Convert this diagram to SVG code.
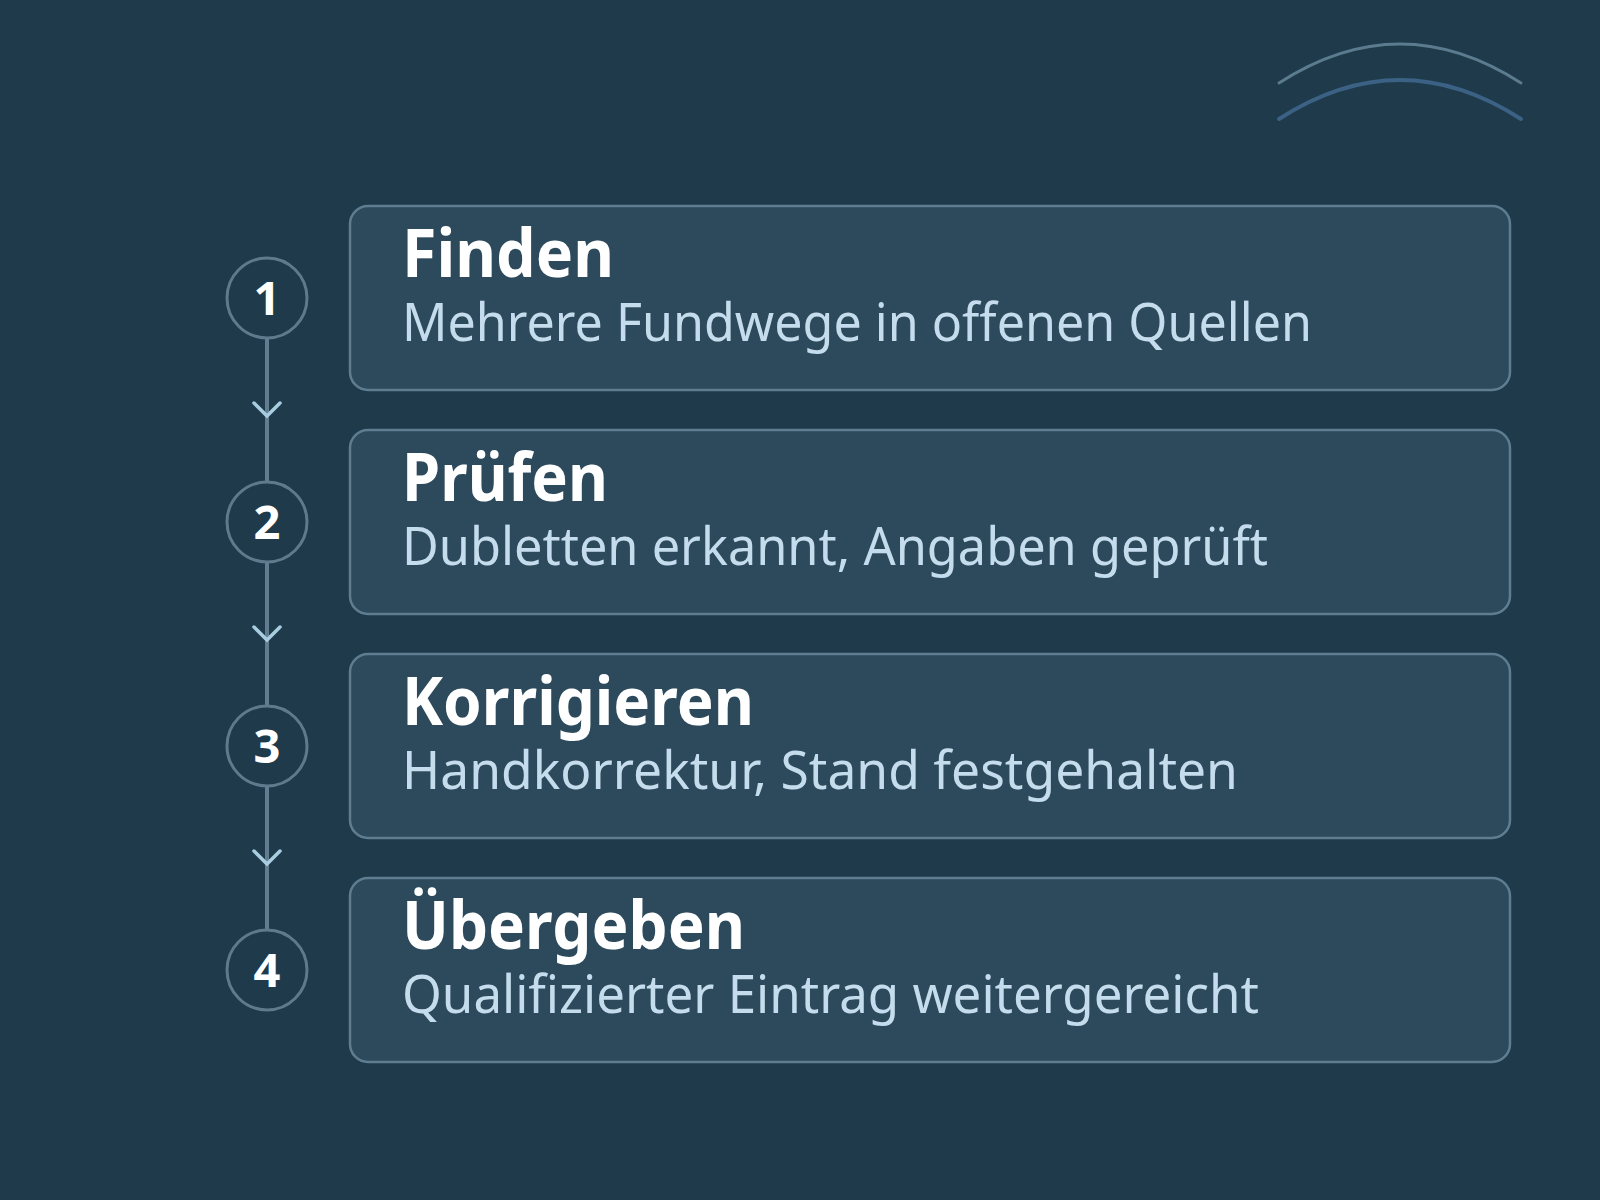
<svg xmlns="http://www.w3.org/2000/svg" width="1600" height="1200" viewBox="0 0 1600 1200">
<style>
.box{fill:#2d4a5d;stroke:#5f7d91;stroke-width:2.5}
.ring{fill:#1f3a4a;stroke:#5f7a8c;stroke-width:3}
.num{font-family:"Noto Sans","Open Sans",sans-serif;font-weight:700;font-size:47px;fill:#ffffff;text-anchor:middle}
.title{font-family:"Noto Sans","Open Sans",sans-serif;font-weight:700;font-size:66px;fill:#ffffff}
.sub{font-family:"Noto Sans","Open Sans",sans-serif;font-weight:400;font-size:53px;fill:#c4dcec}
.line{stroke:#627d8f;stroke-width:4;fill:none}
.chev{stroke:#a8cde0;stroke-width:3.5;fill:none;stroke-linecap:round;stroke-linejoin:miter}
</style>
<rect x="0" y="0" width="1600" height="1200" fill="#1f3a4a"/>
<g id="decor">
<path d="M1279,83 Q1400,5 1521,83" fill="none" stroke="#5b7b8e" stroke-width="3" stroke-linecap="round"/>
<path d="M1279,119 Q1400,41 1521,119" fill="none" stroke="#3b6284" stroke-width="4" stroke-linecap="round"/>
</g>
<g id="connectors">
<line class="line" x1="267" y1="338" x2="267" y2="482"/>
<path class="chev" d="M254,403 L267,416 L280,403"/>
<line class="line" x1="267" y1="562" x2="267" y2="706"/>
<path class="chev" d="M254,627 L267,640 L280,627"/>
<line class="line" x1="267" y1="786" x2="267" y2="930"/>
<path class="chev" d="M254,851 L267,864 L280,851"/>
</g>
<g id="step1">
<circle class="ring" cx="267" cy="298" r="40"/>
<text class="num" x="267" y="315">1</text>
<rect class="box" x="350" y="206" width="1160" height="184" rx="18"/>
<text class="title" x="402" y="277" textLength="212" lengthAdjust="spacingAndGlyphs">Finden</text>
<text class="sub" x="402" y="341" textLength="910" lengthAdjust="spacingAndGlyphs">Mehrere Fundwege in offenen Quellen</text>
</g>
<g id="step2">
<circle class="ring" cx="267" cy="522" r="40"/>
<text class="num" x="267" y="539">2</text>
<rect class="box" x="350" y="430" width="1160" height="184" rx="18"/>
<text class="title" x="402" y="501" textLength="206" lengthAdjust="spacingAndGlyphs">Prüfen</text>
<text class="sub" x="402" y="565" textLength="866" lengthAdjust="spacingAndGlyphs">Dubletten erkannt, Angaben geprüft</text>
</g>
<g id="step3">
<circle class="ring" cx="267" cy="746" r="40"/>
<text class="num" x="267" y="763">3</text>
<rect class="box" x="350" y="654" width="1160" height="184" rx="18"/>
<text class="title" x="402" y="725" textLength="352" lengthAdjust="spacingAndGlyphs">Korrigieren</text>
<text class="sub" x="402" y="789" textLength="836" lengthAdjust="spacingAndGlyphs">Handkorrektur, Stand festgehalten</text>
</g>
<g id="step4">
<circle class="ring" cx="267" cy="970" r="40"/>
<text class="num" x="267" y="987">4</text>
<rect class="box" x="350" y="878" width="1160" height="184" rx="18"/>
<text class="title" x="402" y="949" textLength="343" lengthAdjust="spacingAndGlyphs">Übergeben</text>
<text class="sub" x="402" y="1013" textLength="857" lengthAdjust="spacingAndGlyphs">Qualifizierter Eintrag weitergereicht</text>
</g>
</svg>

______________________________

[INSTRUCTIONS FOR THE TASK]
Omit the pictures, then output the rest of the listing exactly.

[THE COMPLETED TASK]
Convert this diagram to SVG code.
<svg xmlns="http://www.w3.org/2000/svg" width="1600" height="1200" viewBox="0 0 1600 1200">
<style>
.box{fill:#2d4a5d;stroke:#5f7d91;stroke-width:2.5}
.ring{fill:#1f3a4a;stroke:#5f7a8c;stroke-width:3}
.num{font-family:"Noto Sans","Open Sans",sans-serif;font-weight:700;font-size:47px;fill:#ffffff;text-anchor:middle}
.title{font-family:"Noto Sans","Open Sans",sans-serif;font-weight:700;font-size:66px;fill:#ffffff}
.sub{font-family:"Noto Sans","Open Sans",sans-serif;font-weight:400;font-size:53px;fill:#c4dcec}
.line{stroke:#627d8f;stroke-width:4;fill:none}
.chev{stroke:#a8cde0;stroke-width:3.5;fill:none;stroke-linecap:round;stroke-linejoin:miter}
</style>
<rect x="0" y="0" width="1600" height="1200" fill="#1f3a4a"/>
<g id="decor">
<path d="M1279,83 Q1400,5 1521,83" fill="none" stroke="#5b7b8e" stroke-width="3" stroke-linecap="round"/>
<path d="M1279,119 Q1400,41 1521,119" fill="none" stroke="#3b6284" stroke-width="4" stroke-linecap="round"/>
</g>
<g id="connectors">
<line class="line" x1="267" y1="338" x2="267" y2="482"/>
<path class="chev" d="M254,403 L267,416 L280,403"/>
<line class="line" x1="267" y1="562" x2="267" y2="706"/>
<path class="chev" d="M254,627 L267,640 L280,627"/>
<line class="line" x1="267" y1="786" x2="267" y2="930"/>
<path class="chev" d="M254,851 L267,864 L280,851"/>
</g>
<g id="step1">
<circle class="ring" cx="267" cy="298" r="40"/>
<text class="num" x="267" y="315">1</text>
<rect class="box" x="350" y="206" width="1160" height="184" rx="18"/>
<text class="title" x="402" y="277" textLength="212" lengthAdjust="spacingAndGlyphs">Finden</text>
<text class="sub" x="402" y="341" textLength="910" lengthAdjust="spacingAndGlyphs">Mehrere Fundwege in offenen Quellen</text>
</g>
<g id="step2">
<circle class="ring" cx="267" cy="522" r="40"/>
<text class="num" x="267" y="539">2</text>
<rect class="box" x="350" y="430" width="1160" height="184" rx="18"/>
<text class="title" x="402" y="501" textLength="206" lengthAdjust="spacingAndGlyphs">Prüfen</text>
<text class="sub" x="402" y="565" textLength="866" lengthAdjust="spacingAndGlyphs">Dubletten erkannt, Angaben geprüft</text>
</g>
<g id="step3">
<circle class="ring" cx="267" cy="746" r="40"/>
<text class="num" x="267" y="763">3</text>
<rect class="box" x="350" y="654" width="1160" height="184" rx="18"/>
<text class="title" x="402" y="725" textLength="352" lengthAdjust="spacingAndGlyphs">Korrigieren</text>
<text class="sub" x="402" y="789" textLength="836" lengthAdjust="spacingAndGlyphs">Handkorrektur, Stand festgehalten</text>
</g>
<g id="step4">
<circle class="ring" cx="267" cy="970" r="40"/>
<text class="num" x="267" y="987">4</text>
<rect class="box" x="350" y="878" width="1160" height="184" rx="18"/>
<text class="title" x="402" y="949" textLength="343" lengthAdjust="spacingAndGlyphs">Übergeben</text>
<text class="sub" x="402" y="1013" textLength="857" lengthAdjust="spacingAndGlyphs">Qualifizierter Eintrag weitergereicht</text>
</g>
</svg>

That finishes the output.